WHAT THE EXERCISE ASKS:
Leave out every picture. Copy exactly the lines from the one holding "Give me the D3.js source for this chart." through the one holding "const sx = 1.12; // horizontal glyph stretch".

EXERCISE INPUTS:
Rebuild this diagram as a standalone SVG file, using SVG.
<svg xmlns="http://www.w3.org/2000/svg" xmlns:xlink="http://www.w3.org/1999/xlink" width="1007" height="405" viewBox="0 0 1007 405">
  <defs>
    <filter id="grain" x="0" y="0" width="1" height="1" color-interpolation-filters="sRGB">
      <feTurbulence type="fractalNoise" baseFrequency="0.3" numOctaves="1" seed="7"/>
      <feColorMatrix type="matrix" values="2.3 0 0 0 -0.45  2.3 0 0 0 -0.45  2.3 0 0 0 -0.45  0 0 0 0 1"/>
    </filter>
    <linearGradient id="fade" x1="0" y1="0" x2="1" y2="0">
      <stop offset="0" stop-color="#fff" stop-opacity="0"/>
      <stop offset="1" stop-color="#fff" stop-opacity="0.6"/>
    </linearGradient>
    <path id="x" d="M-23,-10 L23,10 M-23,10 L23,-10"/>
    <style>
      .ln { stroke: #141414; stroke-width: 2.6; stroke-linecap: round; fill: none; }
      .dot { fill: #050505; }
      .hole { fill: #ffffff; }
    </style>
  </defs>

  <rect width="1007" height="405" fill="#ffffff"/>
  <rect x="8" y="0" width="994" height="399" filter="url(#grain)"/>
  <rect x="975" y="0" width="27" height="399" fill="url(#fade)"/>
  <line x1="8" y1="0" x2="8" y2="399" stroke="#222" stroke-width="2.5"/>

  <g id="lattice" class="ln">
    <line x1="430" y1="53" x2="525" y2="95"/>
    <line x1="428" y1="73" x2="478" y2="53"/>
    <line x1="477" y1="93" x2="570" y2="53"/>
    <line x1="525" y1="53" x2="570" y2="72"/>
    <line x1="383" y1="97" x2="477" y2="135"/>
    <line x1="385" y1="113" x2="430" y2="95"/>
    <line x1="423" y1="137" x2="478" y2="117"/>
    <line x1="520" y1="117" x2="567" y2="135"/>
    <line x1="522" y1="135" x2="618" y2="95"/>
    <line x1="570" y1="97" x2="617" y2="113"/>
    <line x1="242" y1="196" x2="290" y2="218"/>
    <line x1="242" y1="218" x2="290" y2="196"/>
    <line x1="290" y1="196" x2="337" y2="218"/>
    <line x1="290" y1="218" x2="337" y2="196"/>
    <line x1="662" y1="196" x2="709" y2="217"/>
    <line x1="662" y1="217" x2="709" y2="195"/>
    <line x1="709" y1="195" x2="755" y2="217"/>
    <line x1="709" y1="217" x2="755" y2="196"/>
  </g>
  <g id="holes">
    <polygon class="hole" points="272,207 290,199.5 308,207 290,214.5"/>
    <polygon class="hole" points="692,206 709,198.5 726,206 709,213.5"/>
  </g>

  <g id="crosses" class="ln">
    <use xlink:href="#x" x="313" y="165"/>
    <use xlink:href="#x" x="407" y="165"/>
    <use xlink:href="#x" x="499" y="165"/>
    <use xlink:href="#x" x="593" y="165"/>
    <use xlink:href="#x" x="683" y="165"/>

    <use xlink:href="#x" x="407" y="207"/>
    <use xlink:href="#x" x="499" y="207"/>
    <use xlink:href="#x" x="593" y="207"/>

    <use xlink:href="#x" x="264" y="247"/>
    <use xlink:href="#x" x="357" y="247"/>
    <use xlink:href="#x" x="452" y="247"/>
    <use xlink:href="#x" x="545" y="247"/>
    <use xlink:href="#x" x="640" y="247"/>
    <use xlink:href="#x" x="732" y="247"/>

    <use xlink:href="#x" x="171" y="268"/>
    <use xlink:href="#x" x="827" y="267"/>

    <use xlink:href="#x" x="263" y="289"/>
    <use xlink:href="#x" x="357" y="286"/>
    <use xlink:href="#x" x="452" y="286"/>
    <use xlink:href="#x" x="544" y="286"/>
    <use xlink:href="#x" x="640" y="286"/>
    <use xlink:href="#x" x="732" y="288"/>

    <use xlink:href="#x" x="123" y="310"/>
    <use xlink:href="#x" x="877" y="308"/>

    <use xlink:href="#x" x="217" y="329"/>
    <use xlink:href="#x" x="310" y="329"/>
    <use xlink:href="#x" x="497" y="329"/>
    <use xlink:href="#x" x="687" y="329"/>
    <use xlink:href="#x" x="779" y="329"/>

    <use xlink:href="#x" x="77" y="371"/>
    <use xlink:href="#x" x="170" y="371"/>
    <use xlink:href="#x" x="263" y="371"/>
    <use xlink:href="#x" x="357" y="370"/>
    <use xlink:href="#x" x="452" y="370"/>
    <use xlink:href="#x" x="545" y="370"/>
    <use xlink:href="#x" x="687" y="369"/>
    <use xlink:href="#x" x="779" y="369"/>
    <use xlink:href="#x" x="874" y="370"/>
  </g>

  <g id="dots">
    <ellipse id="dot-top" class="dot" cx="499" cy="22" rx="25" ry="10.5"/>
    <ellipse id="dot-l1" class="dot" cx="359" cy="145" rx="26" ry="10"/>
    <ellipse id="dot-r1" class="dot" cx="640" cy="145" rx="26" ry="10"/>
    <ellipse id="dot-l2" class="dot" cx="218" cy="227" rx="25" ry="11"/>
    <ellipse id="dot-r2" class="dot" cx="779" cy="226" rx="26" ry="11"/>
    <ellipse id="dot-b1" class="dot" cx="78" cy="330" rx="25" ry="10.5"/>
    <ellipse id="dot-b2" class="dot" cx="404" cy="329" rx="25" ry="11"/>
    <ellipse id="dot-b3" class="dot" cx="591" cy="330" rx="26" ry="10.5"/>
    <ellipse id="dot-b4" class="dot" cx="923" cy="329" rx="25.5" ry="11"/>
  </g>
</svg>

...

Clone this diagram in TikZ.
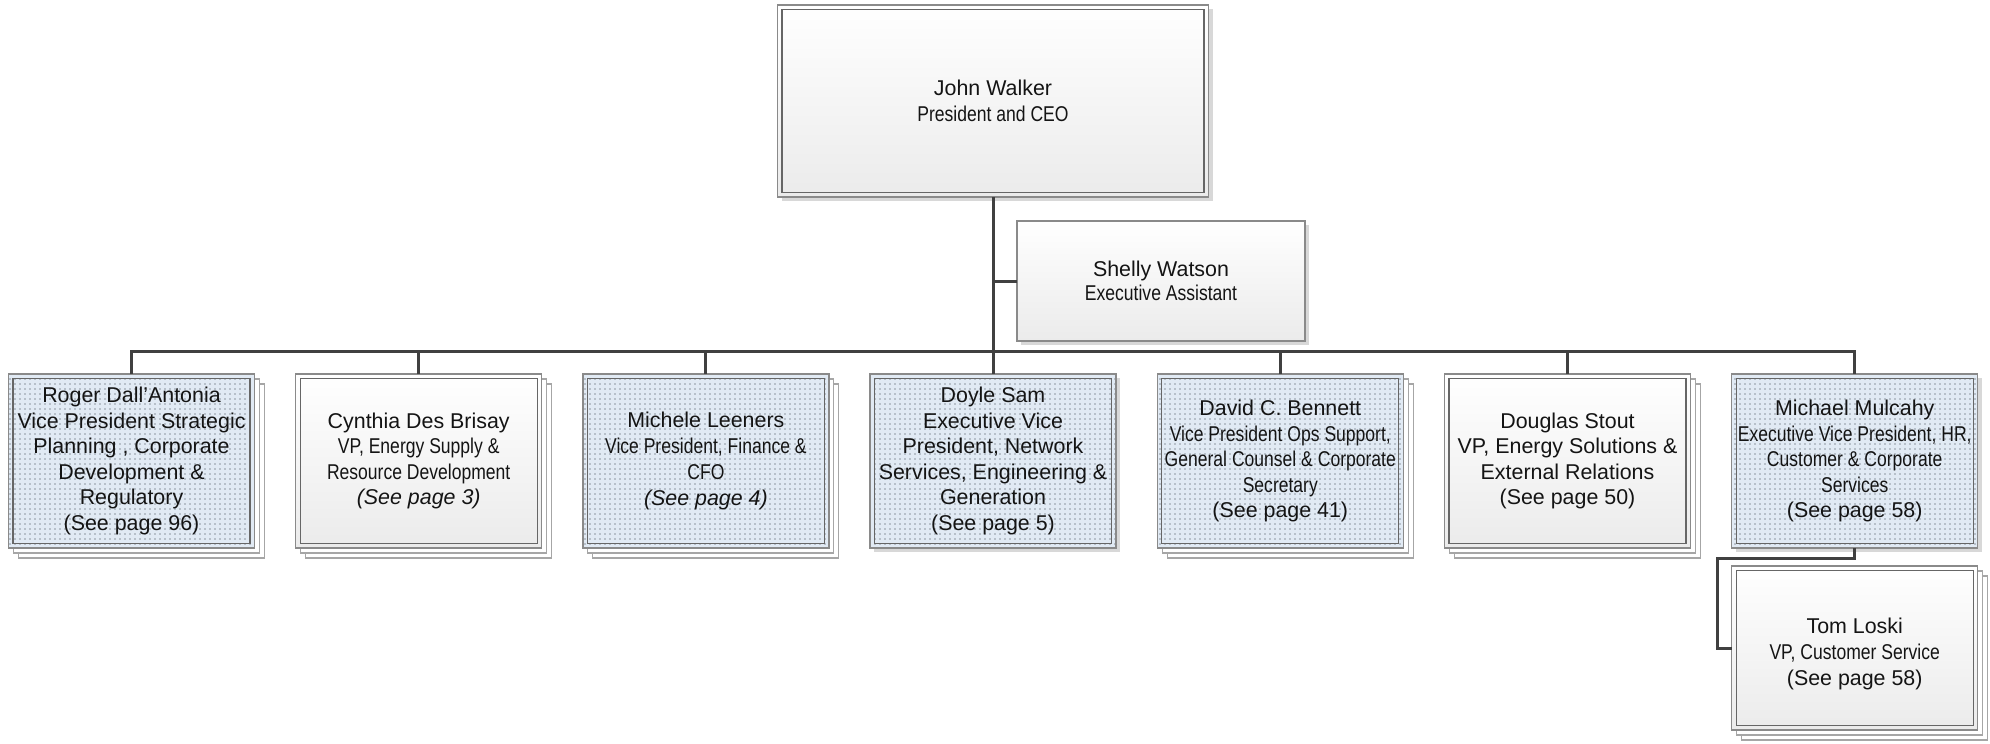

...

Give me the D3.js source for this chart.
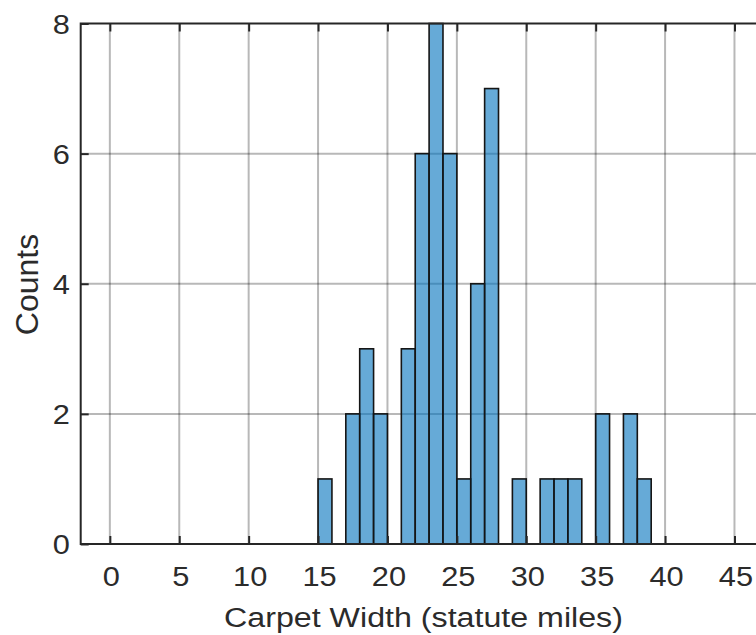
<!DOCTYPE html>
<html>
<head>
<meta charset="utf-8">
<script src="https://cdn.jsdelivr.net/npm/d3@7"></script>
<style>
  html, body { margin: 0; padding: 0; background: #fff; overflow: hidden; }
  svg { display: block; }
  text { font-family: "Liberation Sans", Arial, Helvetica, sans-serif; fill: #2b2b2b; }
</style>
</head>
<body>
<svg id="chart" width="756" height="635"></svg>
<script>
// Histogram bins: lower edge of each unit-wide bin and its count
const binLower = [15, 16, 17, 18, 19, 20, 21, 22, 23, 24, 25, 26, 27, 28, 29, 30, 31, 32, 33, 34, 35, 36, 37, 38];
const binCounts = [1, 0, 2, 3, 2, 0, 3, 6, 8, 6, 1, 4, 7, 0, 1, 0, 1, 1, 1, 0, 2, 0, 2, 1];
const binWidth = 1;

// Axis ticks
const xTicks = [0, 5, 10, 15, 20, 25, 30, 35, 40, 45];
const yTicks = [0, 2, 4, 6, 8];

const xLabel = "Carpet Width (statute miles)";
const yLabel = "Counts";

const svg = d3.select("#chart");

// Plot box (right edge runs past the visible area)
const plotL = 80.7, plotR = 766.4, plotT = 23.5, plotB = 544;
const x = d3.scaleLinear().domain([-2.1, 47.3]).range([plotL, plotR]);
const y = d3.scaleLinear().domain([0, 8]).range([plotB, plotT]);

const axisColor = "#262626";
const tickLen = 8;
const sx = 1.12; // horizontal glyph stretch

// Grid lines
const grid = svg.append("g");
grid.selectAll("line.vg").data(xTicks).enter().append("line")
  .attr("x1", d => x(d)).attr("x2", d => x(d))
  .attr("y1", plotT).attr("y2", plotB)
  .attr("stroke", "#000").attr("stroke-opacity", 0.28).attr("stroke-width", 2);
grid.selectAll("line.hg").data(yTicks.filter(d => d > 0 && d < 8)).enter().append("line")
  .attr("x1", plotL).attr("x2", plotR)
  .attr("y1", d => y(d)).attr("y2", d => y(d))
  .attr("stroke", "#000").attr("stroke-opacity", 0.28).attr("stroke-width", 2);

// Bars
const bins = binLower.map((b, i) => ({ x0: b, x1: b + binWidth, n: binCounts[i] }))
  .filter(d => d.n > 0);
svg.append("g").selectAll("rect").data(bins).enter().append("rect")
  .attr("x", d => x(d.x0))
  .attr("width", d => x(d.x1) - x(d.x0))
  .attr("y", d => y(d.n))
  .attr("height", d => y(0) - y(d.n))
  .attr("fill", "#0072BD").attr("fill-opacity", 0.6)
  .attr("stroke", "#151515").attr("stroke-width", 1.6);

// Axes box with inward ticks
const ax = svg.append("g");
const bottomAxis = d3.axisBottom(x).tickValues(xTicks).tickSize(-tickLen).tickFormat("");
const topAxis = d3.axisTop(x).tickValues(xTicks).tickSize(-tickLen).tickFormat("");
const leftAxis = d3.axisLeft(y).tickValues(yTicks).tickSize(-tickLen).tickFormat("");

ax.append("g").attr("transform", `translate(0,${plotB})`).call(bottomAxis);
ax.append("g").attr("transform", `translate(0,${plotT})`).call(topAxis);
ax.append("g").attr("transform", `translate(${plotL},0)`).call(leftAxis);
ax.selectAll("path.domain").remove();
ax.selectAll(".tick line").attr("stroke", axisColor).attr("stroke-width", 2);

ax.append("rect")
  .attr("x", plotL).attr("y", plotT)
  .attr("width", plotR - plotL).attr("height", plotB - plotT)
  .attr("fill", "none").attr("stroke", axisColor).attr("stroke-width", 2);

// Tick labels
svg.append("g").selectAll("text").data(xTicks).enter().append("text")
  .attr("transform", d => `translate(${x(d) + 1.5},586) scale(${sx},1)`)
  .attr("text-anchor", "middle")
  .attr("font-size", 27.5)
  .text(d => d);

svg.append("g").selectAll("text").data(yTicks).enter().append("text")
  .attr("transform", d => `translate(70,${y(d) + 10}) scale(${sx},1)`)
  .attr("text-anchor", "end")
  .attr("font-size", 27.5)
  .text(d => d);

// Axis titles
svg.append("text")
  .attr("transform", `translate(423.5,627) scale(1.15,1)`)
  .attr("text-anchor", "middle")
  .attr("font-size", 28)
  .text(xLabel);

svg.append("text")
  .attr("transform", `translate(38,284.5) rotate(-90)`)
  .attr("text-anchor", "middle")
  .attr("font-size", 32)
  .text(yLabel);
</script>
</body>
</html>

SOLUTION FOR THIS PROBLEM:
Give me the D3.js source for this chart.
<!DOCTYPE html>
<html>
<head>
<meta charset="utf-8">
<script src="https://cdn.jsdelivr.net/npm/d3@7"></script>
<style>
  html, body { margin: 0; padding: 0; background: #fff; overflow: hidden; }
  svg { display: block; }
  text { font-family: "Liberation Sans", Arial, Helvetica, sans-serif; fill: #2b2b2b; }
</style>
</head>
<body>
<svg id="chart" width="756" height="635"></svg>
<script>
// Histogram bins: lower edge of each unit-wide bin and its count
const binLower = [15, 16, 17, 18, 19, 20, 21, 22, 23, 24, 25, 26, 27, 28, 29, 30, 31, 32, 33, 34, 35, 36, 37, 38];
const binCounts = [1, 0, 2, 3, 2, 0, 3, 6, 8, 6, 1, 4, 7, 0, 1, 0, 1, 1, 1, 0, 2, 0, 2, 1];
const binWidth = 1;

// Axis ticks
const xTicks = [0, 5, 10, 15, 20, 25, 30, 35, 40, 45];
const yTicks = [0, 2, 4, 6, 8];

const xLabel = "Carpet Width (statute miles)";
const yLabel = "Counts";

const svg = d3.select("#chart");

// Plot box (right edge runs past the visible area)
const plotL = 80.7, plotR = 766.4, plotT = 23.5, plotB = 544;
const x = d3.scaleLinear().domain([-2.1, 47.3]).range([plotL, plotR]);
const y = d3.scaleLinear().domain([0, 8]).range([plotB, plotT]);

const axisColor = "#262626";
const tickLen = 8;
const sx = 1.12; // horizontal glyph stretch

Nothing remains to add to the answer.